Study Design and Coverage
The analysis was conducted by an independent third-party research agency in consultation with the National Payments Corporation of India. It surveyed 10,378 respondents, including users, merchants, and service providers. The sample covered five geographical zones – North, South, East, West, and North-East. Fieldwork was carried out through face-to-face Computer Assisted Personal Interviews to improve data quality and reliability.
Key Findings
- UPI emerged as the most preferred payment mode among users, accounting for 57% of transactions, compared with 38% for cash.
- About 65% of UPI users reported making multiple digital transactions per day.
- Adoption was strongest among the 18–25 age group, where UPI usage stood at 66%.
- Nearly 90% of users said their confidence in digital payments increased after using UPI and RuPay cards.
- Among merchants, 94% of small merchants reported UPI adoption.
- About 57% of merchants reported higher sales after adopting digital payments.
- Digital transactions increased nearly 11 times during the scheme period.
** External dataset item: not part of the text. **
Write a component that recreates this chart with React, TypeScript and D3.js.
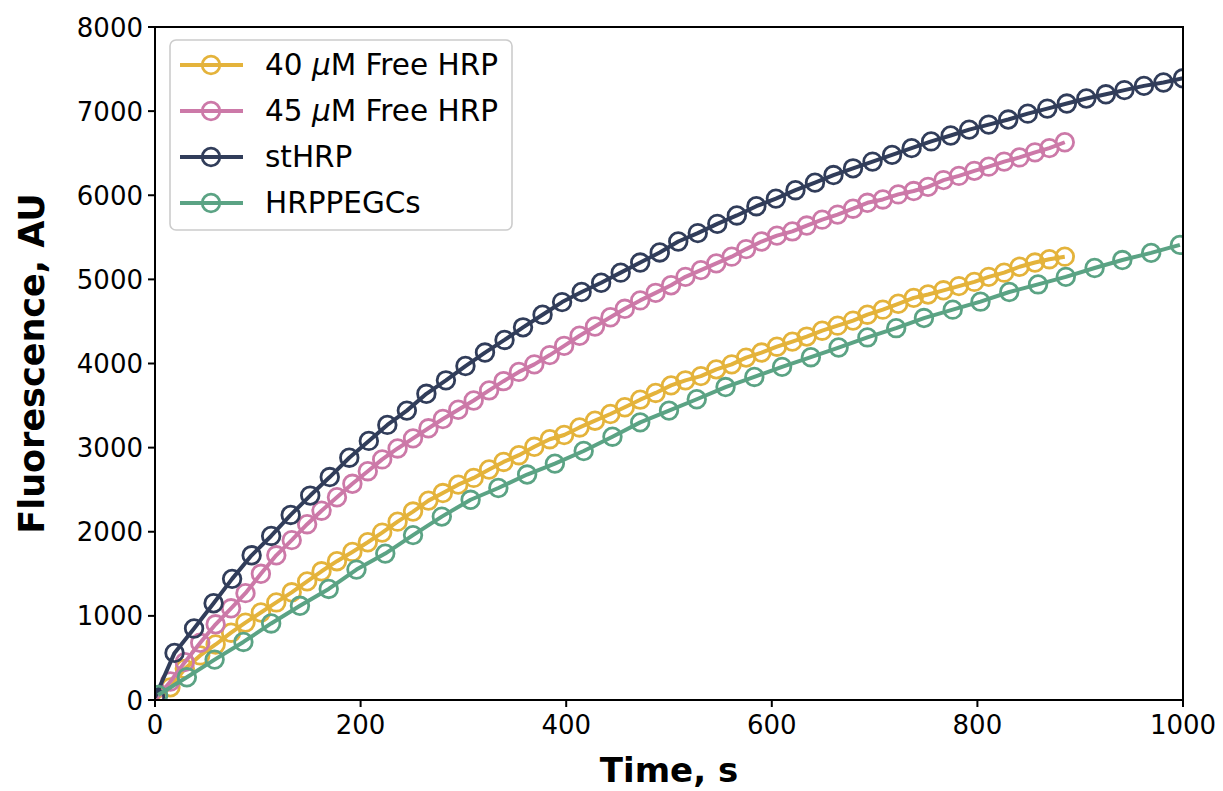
import React from 'react';
import * as d3 from 'd3';

// time axis (s) for the two free HRP runs, ~14.75 s sampling
const freeTime = [
  0, 15, 29, 44, 59, 74, 88, 103, 118, 133, 148, 162, 177, 192, 207, 221, 236, 251, 266, 280,
  295, 310, 325, 339, 354, 369, 384, 398, 413, 428, 443, 457, 472, 487, 502, 516, 531, 546, 561, 575,
  590, 605, 620, 634, 649, 664, 679, 693, 708, 723, 738, 752, 767, 782, 797, 811, 826, 841, 856, 870,
  885,
];
const free40 = [
  0, 150, 370, 530, 660, 800, 920, 1040, 1160, 1280, 1410, 1530, 1650, 1760, 1875, 1990, 2120, 2240, 2370, 2460,
  2560, 2640, 2740, 2830, 2910, 3010, 3100, 3150, 3240, 3320, 3400, 3480, 3570, 3650, 3740, 3800, 3850, 3930, 3990, 4070,
  4130, 4200, 4260, 4320, 4390, 4450, 4510, 4580, 4640, 4710, 4780, 4820, 4870, 4920, 4970, 5030, 5080, 5150, 5200, 5240,
  5270,
];
const free45 = [
  0, 220, 450, 680, 900, 1090, 1270, 1500, 1720, 1900, 2090, 2250, 2410, 2570, 2720, 2860, 2990, 3110, 3230, 3340,
  3450, 3560, 3680, 3790, 3900, 3990, 4100, 4210, 4330, 4440, 4550, 4650, 4750, 4840, 4930, 5030, 5110, 5190, 5270, 5360,
  5450, 5520, 5570, 5640, 5710, 5770, 5840, 5910, 5950, 6010, 6050, 6100, 6180, 6230, 6290, 6340, 6400, 6450, 6510, 6560,
  6630,
];

const stTime = [
  0, 19, 38, 57, 75, 94, 113, 132, 151, 170, 189, 208, 226, 245, 264, 283, 302, 321, 340, 358,
  377, 396, 415, 434, 453, 472, 491, 509, 528, 547, 566, 585, 604, 623, 642, 660, 679, 698, 717, 736,
  755, 774, 792, 811, 830, 849, 868, 887, 906, 925, 943, 962, 981, 1000,
];
const stValues = [
  30, 560, 850, 1150, 1440, 1720, 1950, 2200, 2430, 2650, 2880, 3080, 3270, 3440, 3640, 3800, 3970, 4130, 4280, 4430,
  4580, 4730, 4850, 4960, 5080, 5200, 5320, 5450, 5550, 5660, 5760, 5870, 5960, 6060, 6150, 6240, 6320, 6400, 6480, 6560,
  6640, 6710, 6780, 6840, 6900, 6970, 7030, 7090, 7150, 7200, 7250, 7300, 7340, 7390,
];

const pegTime = [
  3, 31, 58, 86, 113, 141, 169, 196, 224, 251, 279, 307, 334, 362, 389, 417, 445, 472, 500, 527,
  555, 583, 610, 638, 665, 693, 721, 748, 776, 803, 831, 859, 886, 914, 941, 969, 997,
];
const pegValues = [
  60, 270, 480, 690, 910, 1120, 1320, 1550, 1740, 1960, 2180, 2380, 2520, 2680, 2810, 2960, 3130, 3300, 3440, 3575,
  3720, 3840, 3960, 4075, 4190, 4310, 4420, 4540, 4640, 4735, 4850, 4940, 5030, 5135, 5230, 5315, 5410,
];

const seriesNames = ['40 µM Free HRP', '45 µM Free HRP', 'stHRP', 'HRPPEGCs'];
const seriesColors = ['#e4b33b', '#cc79a8', '#313d5a', '#5ba384'];

const xTicks = [0, 200, 400, 600, 800, 1000];
const yTicks = [0, 1000, 2000, 3000, 4000, 5000, 6000, 7000, 8000];

const width = 1223;
const height = 791;
const left = 155;
const right = 1183;
const top = 27;
const bottom = 700;

const markerR = 8.8;
const markerW = 2.8;
const lineW = 4;

export default function App() {
  const x = d3.scaleLinear().domain([0, 1000]).range([left, right]);
  const y = d3.scaleLinear().domain([0, 8000]).range([bottom, top]);

  const series = [
    { t: freeTime, v: free40 },
    { t: freeTime, v: free45 },
    { t: stTime, v: stValues },
    { t: pegTime, v: pegValues },
  ];

  const line = d3
    .line<[number, number]>()
    .x((d) => x(d[0]))
    .y((d) => y(d[1]));

  const font = 'DejaVu Sans';

  const legendLabel = (name: string) => {
    if (name.includes('µ')) {
      const [a, b] = name.split('µ');
      return (
        <>
          {a}
          <tspan fontStyle='italic'>μ</tspan>
          {b}
        </>
      );
    }
    return name;
  };

  return (
    <svg
      width={width}
      height={height}
      style={{ position: 'absolute', left: 0, top: 0, background: '#fff' }}
      fontFamily={font}
    >
      <defs>
        <clipPath id='plot'>
          <rect x={left} y={top} width={right - left} height={bottom - top} />
        </clipPath>
      </defs>

      <g clipPath='url(#plot)'>
        {series.map((s, i) => {
          const pts = s.t.map((t, j) => [t, s.v[j]] as [number, number]);
          return (
            <g key={i}>
              <path d={line(pts) || ''} fill='none' stroke={seriesColors[i]} strokeWidth={lineW} strokeLinejoin='round' />
              {pts.map((p, j) => (
                <circle key={j} cx={x(p[0])} cy={y(p[1])} r={markerR} fill='none' stroke={seriesColors[i]} strokeWidth={markerW} />
              ))}
            </g>
          );
        })}
      </g>

      {/* spines */}
      <rect x={left} y={top} width={right - left} height={bottom - top} fill='none' stroke='#000' strokeWidth={2} />

      {xTicks.map((t) => (
        <g key={'x' + t}>
          <line x1={x(t)} x2={x(t)} y1={bottom} y2={bottom + 7} stroke='#000' strokeWidth={2} />
          <text x={x(t)} y={bottom + 34} fontSize={26} textAnchor='middle'>
            {t}
          </text>
        </g>
      ))}
      {yTicks.map((t) => (
        <g key={'y' + t}>
          <line x1={left - 7} x2={left} y1={y(t)} y2={y(t)} stroke='#000' strokeWidth={2} />
          <text x={left - 12} y={y(t) + 9.5} fontSize={26} textAnchor='end'>
            {t}
          </text>
        </g>
      ))}

      <text x={(left + right) / 2} y={782} fontSize={34} fontWeight='bold' textAnchor='middle'>
        Time, s
      </text>
      <text
        transform={`translate(44, ${(top + bottom) / 2}) rotate(-90)`}
        fontSize={35}
        fontWeight='bold'
        textAnchor='middle'
      >
        Fluorescence, AU
      </text>

      {/* legend */}
      <rect x={170} y={40} width={342} height={190} rx={6} fill='#fff' fillOpacity={0.8} stroke='#cccccc' strokeWidth={1.6} />
      {seriesNames.map((name, i) => {
        const cy = 65 + i * 46;
        return (
          <g key={name}>
            <line x1={180} x2={243} y1={cy} y2={cy} stroke={seriesColors[i]} strokeWidth={lineW} />
            <circle cx={211} cy={cy} r={markerR} fill='none' stroke={seriesColors[i]} strokeWidth={markerW} />
            <text x={265} y={cy + 10} fontSize={29.5}>
              {legendLabel(name)}
            </text>
          </g>
        );
      })}
    </svg>
  );
}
- UPI’s share in total digital transactions rose to about 80%.
- UPI QR deployment expanded from 9.3 crore to about 65.8 crore.
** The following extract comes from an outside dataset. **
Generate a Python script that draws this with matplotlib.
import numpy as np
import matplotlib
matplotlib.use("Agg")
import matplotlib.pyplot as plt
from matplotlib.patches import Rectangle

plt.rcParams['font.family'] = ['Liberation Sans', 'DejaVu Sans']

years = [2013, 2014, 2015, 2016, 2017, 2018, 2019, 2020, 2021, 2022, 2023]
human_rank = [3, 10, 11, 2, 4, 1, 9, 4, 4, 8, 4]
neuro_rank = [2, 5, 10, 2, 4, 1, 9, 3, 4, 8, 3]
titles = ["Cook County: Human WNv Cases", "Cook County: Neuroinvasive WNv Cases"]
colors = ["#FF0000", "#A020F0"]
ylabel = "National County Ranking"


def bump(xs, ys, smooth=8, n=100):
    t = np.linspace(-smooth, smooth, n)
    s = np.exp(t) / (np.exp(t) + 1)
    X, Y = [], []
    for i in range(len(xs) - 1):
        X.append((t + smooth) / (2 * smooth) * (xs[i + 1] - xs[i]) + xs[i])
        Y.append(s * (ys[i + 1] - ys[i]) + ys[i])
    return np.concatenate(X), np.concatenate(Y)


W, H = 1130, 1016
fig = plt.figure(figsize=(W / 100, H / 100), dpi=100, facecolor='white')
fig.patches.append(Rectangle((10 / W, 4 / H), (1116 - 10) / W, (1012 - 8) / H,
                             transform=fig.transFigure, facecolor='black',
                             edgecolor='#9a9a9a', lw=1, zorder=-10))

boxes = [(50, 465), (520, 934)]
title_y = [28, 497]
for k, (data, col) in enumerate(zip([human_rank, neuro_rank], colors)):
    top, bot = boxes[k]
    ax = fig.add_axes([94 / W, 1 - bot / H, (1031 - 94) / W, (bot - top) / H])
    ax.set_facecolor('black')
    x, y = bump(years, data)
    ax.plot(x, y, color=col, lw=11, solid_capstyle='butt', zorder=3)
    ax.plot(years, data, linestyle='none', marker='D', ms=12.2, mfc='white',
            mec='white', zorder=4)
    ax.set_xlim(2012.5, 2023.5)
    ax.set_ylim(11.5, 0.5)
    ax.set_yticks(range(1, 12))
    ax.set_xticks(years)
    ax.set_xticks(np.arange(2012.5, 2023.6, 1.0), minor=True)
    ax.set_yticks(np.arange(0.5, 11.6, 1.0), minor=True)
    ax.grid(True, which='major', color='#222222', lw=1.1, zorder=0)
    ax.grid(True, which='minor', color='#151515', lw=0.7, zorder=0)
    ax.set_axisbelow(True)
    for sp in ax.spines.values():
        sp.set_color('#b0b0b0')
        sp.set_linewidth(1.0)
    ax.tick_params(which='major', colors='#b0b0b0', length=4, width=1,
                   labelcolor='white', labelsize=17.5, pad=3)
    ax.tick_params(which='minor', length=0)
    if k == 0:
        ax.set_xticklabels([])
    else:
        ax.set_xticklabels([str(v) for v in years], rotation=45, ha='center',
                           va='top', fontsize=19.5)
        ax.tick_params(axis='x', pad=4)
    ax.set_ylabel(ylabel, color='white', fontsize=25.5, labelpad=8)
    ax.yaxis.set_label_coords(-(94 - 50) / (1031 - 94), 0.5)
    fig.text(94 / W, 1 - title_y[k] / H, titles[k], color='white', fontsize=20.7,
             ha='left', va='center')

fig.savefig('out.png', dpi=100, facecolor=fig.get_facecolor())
- The number of banks operational on UPI increased from 216 in March 2021 to 661 in March 2025.
Policy Significance
The report marks that incentives helped reduce cost barriers, accelerate merchant acceptance, and expand trust in digital payment systems. It also notes wider benefits such as formalisation of economic activity, creation of digital footprints, improved transparency, and support for fintech innovation. The Government’s total budgetary support under the scheme stood at ₹8,276 crore, with annual disbursements spread across four financial years. The findings suggest that future policy should focus on stronger RuPay usage, rural and semi-urban adoption, UPI Lite promotion, better connectivity, digital literacy, and fraud risk mitigation.